Regulated bridging loan.
A Bridging loan is classed as regulated when it is secured against a residential property that you are currently living in, have previously lived in, or plan to live in. There is more protection when the loan is regulated as its protected by the Financial Conduct Authority. Because of this you get another level of protection, your commercial finance mortgage expert will always be regulated by the Financial Conduct Authority when any borrowing is regulated.
Unregulated bridging loan.
This is when the loan isn’t regulated. That means that the loans are more tailored to the circumstances and can therefore be more flexible. Because the loan isn’t regulated this gives the lender more flexibility to take a common sense approach to a deal. Your commercial finance mortgage expert will have access to the whole of the market and will advise on the best option for your circumstances.
What is an open bridge loan?
This is when there isn’t a fixed date for the loan to be repaid. The normal scenario would be for the lender asks for the loan to be repaid within 12 months. Whatever the reason you need the loan to be open, buying a property and not sold your residential, or maybe looking to buy one , renovate and sell. The longer the loan is in place the more interest you will pay, this is a key point. Exit plan will need to be evidenced with all lenders and discussed from the outset with the commercial finance advisor.
What is a closed bridge loan?
Very simply, this is when there is a date in place for the bridge loan to be repaid.
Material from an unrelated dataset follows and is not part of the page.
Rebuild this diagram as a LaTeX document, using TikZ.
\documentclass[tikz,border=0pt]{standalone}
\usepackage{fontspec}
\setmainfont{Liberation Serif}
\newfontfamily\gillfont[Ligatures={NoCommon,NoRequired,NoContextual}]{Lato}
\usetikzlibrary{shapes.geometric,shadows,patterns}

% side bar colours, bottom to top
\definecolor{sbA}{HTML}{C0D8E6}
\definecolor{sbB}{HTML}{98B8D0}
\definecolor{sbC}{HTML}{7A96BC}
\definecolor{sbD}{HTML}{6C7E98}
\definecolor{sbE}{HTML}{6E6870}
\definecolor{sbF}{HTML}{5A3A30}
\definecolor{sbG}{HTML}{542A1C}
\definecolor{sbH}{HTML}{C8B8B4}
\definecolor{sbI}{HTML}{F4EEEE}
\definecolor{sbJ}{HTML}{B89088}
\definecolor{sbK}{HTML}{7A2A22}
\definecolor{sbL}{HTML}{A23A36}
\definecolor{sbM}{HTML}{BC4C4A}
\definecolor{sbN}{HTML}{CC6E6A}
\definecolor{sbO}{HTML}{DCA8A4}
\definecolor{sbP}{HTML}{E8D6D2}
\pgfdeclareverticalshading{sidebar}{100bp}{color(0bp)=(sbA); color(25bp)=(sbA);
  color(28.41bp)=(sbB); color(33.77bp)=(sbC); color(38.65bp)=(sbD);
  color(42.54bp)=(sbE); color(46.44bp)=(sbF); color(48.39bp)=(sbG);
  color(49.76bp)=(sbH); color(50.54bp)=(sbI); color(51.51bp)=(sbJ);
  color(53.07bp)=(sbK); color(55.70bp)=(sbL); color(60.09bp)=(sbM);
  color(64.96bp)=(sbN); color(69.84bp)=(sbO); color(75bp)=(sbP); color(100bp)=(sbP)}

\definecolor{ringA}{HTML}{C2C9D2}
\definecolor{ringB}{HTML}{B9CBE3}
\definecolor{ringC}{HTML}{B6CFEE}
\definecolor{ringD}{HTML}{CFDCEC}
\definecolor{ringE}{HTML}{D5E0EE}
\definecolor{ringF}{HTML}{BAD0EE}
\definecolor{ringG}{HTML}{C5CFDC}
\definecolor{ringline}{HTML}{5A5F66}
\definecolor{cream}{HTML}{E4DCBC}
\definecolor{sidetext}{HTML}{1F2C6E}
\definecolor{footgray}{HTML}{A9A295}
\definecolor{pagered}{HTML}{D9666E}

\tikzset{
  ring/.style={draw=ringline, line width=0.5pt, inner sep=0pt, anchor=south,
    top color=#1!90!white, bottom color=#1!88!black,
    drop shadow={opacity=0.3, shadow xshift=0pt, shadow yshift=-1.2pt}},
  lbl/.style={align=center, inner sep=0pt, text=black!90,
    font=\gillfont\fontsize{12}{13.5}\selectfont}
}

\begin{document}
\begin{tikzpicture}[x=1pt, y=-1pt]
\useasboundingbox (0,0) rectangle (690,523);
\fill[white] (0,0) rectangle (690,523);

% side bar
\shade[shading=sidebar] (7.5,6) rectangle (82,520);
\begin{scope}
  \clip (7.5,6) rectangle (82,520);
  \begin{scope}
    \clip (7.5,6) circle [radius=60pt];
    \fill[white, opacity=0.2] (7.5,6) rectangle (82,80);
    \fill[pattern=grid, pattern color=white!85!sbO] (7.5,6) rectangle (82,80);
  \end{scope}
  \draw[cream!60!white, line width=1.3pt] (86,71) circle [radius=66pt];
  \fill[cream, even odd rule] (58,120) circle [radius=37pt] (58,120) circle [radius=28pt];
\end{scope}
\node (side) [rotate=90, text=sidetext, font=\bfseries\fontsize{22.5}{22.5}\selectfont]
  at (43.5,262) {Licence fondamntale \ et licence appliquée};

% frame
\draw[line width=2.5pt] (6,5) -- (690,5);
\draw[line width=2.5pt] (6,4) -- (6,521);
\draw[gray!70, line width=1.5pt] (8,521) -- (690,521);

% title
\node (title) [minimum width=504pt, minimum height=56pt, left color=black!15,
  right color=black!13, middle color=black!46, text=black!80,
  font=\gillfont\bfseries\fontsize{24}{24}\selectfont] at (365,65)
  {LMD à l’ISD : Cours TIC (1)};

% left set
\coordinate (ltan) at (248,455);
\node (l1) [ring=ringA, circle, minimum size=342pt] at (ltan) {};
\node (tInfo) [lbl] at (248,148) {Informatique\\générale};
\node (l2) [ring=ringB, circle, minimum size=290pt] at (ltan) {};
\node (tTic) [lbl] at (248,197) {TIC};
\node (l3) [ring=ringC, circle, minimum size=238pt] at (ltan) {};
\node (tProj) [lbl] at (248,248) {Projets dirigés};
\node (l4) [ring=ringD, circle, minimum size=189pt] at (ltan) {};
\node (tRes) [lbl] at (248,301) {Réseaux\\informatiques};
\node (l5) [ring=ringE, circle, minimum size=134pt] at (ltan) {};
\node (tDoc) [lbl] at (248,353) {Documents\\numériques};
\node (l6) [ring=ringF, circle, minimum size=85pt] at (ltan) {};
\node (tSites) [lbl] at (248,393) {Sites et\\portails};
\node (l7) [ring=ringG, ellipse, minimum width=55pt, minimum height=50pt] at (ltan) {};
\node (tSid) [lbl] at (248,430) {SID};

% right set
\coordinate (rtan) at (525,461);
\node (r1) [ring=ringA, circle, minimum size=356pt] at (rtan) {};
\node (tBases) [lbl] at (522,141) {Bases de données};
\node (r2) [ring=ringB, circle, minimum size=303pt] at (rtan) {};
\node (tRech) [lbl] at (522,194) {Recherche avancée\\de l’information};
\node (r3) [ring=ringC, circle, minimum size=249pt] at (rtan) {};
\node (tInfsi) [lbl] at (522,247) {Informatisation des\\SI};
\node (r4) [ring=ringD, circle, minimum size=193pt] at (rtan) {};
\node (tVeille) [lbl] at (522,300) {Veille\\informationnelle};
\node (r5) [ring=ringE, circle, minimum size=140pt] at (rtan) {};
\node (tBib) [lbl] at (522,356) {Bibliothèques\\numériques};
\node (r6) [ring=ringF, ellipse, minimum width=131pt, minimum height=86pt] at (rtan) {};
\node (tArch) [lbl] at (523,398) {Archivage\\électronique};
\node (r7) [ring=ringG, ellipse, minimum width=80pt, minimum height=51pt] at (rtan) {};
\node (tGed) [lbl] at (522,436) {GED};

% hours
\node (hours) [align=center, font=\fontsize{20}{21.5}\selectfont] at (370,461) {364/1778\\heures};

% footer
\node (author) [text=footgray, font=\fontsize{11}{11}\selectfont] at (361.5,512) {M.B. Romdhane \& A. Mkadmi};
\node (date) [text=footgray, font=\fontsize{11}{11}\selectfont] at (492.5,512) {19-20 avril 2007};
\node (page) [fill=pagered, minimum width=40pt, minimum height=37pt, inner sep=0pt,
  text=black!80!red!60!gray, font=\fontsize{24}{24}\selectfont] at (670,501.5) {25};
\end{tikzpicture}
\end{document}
Most commonly used when you have a house sale which has been exchanged but not completed and you need the funds before to purchase your next property.
How much deposit will I need for a bridging loan?
The key point to remember when looking at a bridging loan is the maximum loan to value (LTV) will include the rolled-up interest and any fees. The standard maximum LTV is 75%, however this varies depending on the lender. Some lenders will allow a 100% LTV bridge loan, but you will need to use other assets as a security and potentially cross charge on other properties/assets.
Can I get a commercial mortgage if I am recently self-employed?
This will be dependent on how recent you became self-employed. You would need to have been trading a minimum of 9-10 months and have a proven track record in your industry. Even with this, the number of lenders would only be small. You would also need a good deposit to strengthen your case.
What are the timescales involved in a bridging loan?
One of the reasons bridging loans are used is the speed of completion and flexibility in lending criteria. Some loans are arranged with 7 days, however a safer timescale would be 14 days. Each case is different, and your mortgage expert will be able to give you a clearer timescale once they know the whole situation.